Maybe Jérôme could tell us a bit more about this

David_Tschumperle · September 11, 2016, 12:57pm

For thos interested: After looking at the Jérome’s code, it seems the dcp dehaze filter he has implemented comes from this CVPR’2009 paper : http://research.microsoft.com/en-us/um/people/jiansun/papers/Dehaze_CVPR2009.pdf

I’ll probably ask him more info, this week.

garagecoder · September 11, 2016, 2:00pm

The time consuming part most likely stems from the loop containing “-median 3”. Whether the transmission map can be obtained without it is perhaps the problem…

heckflosse · September 11, 2016, 3:49pm

If I read the G’MIC/CImg code correctly, the -median 3 applies a 3x3 median (median of 9 values) to the image.

The parallelization is at channel level, which means it will not use more then c cores, where c is the number of channels in the image.
I don’t know how the channel data is arranged in CImg class, but in case it is arranged like e.g. RGBRGBRGB… the parallelization will mostly become ineffective because of cache conflicts when writing to res. In worst case it can happen that the parallelized version takes a lot more time than a single threaded version because of these cache conflicts.
But even when using only one core the cpu would read and write c * amount of memory than necessary.
If the channel data is arranged as different planes 1. is still valid.
In RT we reviewed our median code some time ago and the fastest we could get for median of 9 values was this. Using this we could reduce the time to median9 a float 36 MP file with 3 separate channels to about 210 ms (70 ms per channel) measured on the above mentioned AMD FX-8350 8 cores @ 4 GHz

David_Tschumperle · September 11, 2016, 6:30pm

Right. Jérome could use then command '-apply_parallel_overlap` that could split the median filter into N image blocs (where N is equal or close to the number of threads). Anyway, I’ve tested it quickly on a decent image (res 3000x2135) on my 4-cores machine, and it appears it becomes a bit smaller for the 3x3 median.

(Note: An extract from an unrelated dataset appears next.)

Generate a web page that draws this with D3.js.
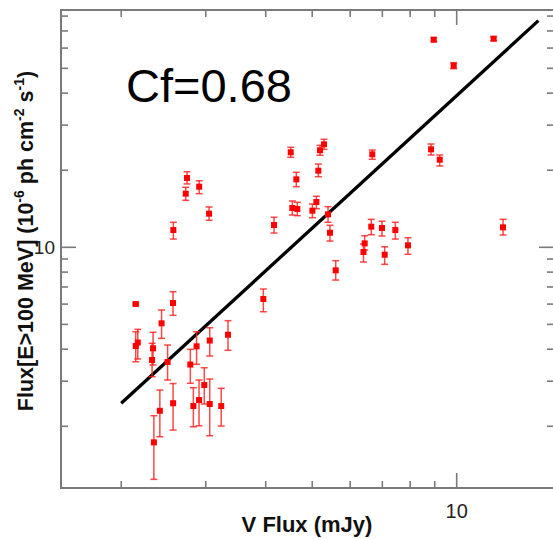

This could be interesting probably for even larger images, but probably without a big difference :

Without the spatial splitting of the image:

$ gmic image.jpg -tic -median 3 -toc -q
[gmic]-0./ Start G'MIC interpreter.
[gmic]-0./ Input file 'image.jpg' at position 0 (1 image 3000x2135x1x3).
[gmic]-1./ Initialize timer.
[gmic]-1./ Apply median filter of size 3, on image [0].
[gmic]-1./toc/ Set status to '0.332'.
[gmic]-1./ Elapsed time: 0.332 s.
[gmic]-1./ Quit G'MIC interpreter.

With the spatial splitting (here, my machine has 4 cores):

$ gmic image.jpg -tic -apply_parallel_overlap \"-median 3\" -toc -q
[gmic]-0./ Start G'MIC interpreter.
[gmic]-0./ Input file 'image.jpg' at position 0 (1 image 3000x2135x1x3).
[gmic]-1./ Initialize timer.
[gmic]-1./ Apply parallelized command '-median 3' on image [0], with overlap 0 and 4 threads.
[gmic]-1./toc/ Set status to '0.449'.
[gmic]-1./ Elapsed time: 0.449 s.
[gmic]-1./ Quit G'MIC interpreter.

So, yes with more cores you should get something better. Anyway, even 332 ms to apply the median filter on such an image doesn’t seem to be excessive. I’ve tested with a 36MP image, and I get a computation time of 723ms on my 4 cores machine. Doesn’t sound so bad.

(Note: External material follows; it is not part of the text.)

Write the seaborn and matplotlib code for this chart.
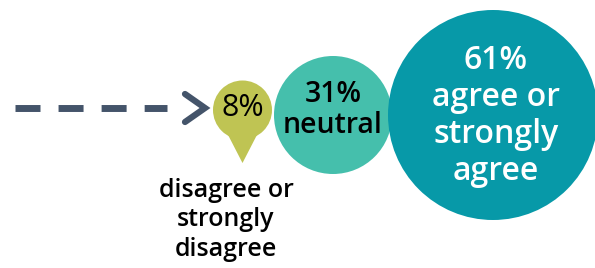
import numpy as np
import pandas as pd
import matplotlib
matplotlib.use("Agg")
import matplotlib.pyplot as plt
from matplotlib.patches import Polygon
import seaborn as sns

# Dados do gráfico
categorias = ["disagree or\nstrongly\ndisagree", "neutral", "agree or\nstrongly\nagree"]
percentuais = [8, 31, 61]
rotulos = ["8%", "31%\nneutral", "61%\nagree or\nstrongly\nagree"]

# Estilo
cores = ["#BFC453", "#45BFAC", "#0799A8"]
raios_px = [29.5, 59, 105]      # raio de cada bolha em pixels
folgas_px = [2, -4]             # espaço entre bolhas vizinhas
cor_seta = "#44546A"

sns.set_style("white")
plt.rcParams["font.family"] = ["Open Sans", "DejaVu Sans"]
plt.rcParams["lines.scale_dashes"] = False

W, H = 595, 268
fig = plt.figure(figsize=(W / 100, H / 100), dpi=100)
ax = fig.add_axes([0, 0, 1, 1])

# Centros das bolhas encadeados, cada uma encostando na anterior
xs = [242.5]
for i in range(1, len(raios_px)):
    xs.append(xs[-1] + raios_px[i - 1] + raios_px[i] + folgas_px[i - 1])
ys = [110, 115, 115]

df = pd.DataFrame({
    "categoria": categorias,
    "valor": percentuais,
    "x": xs,
    "y": ys,
})
tamanhos = {c: (2 * r * 0.72) ** 2 for c, r in zip(categorias, raios_px)}

# Ponta do marcador (pin) da bolha pequena
ax.add_patch(Polygon([(xs[0] - 17, ys[0] + 20), (xs[0] + 17, ys[0] + 20), (xs[0], 163)],
                     closed=True, color=cores[0], lw=0, zorder=1))

sns.scatterplot(data=df, x="x", y="y", hue="categoria", palette=dict(zip(categorias, cores)),
                size="categoria", sizes=tamanhos, linewidth=0, alpha=1,
                legend=False, ax=ax, zorder=2)
ax.set_xlim(0, W)
ax.set_ylim(H, 0)
ax.axis("off")

# Seta tracejada
linha, = ax.plot([15, 167], [108, 108], color=cor_seta, lw=5, solid_capstyle="butt")
linha.set_dashes([18, 13])
ax.plot([185, 205, 185], [94, 108, 122], color=cor_seta, lw=4.5,
        solid_capstyle="round", solid_joinstyle="miter")

# Textos nas bolhas
ax.text(xs[0], 108, rotulos[0], ha="center", va="center", fontsize=22,
        color="black", zorder=3)
ax.text(xs[1], 110, rotulos[1], ha="center", va="center", fontsize=20.5,
        fontweight="semibold", color="black", linespacing=1.1, zorder=3)
ax.text(xs[2] + 3, 116, rotulos[2], ha="center", va="center", fontsize=23,
        fontweight="semibold", color="white", linespacing=1.16, zorder=3)

# Rótulo abaixo do pin
ax.text(226, 220, categorias[0], ha="center", va="center", fontsize=18,
        fontweight="semibold", color="black", linespacing=1.22)

# Título cortado no topo
ax.text(20, 0.4, "assessments", ha="left", va="baseline", fontsize=20,
        fontweight="semibold", color="#5BC8D2")

fig.savefig("out.png", dpi=100)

In CImg and G’MIC, image data are arranged by channel planes : RRRRRRRRRR…GGGGGGGGGG…BBBBBBB, so no interlacing of the channel data.

CImg also uses a special case for 3x3 median filtering. At this point, considering the computation times I get for the median filter (less than 1s for an image with a decent resolution), I don’t think the median filtering is the bottleneck of the dehaze algorithm.

garagecoder · September 11, 2016, 7:03pm

@heckflosse, @David_Tschumperle
Thanks for the interesting insights. What I meant was the entire loop may have been where most time was spent, I didn’t mean to imply -median was at fault specifically. Perhaps this assumption is also wrong, it needs proper testing. I hope I haven’t wasted too much of your time!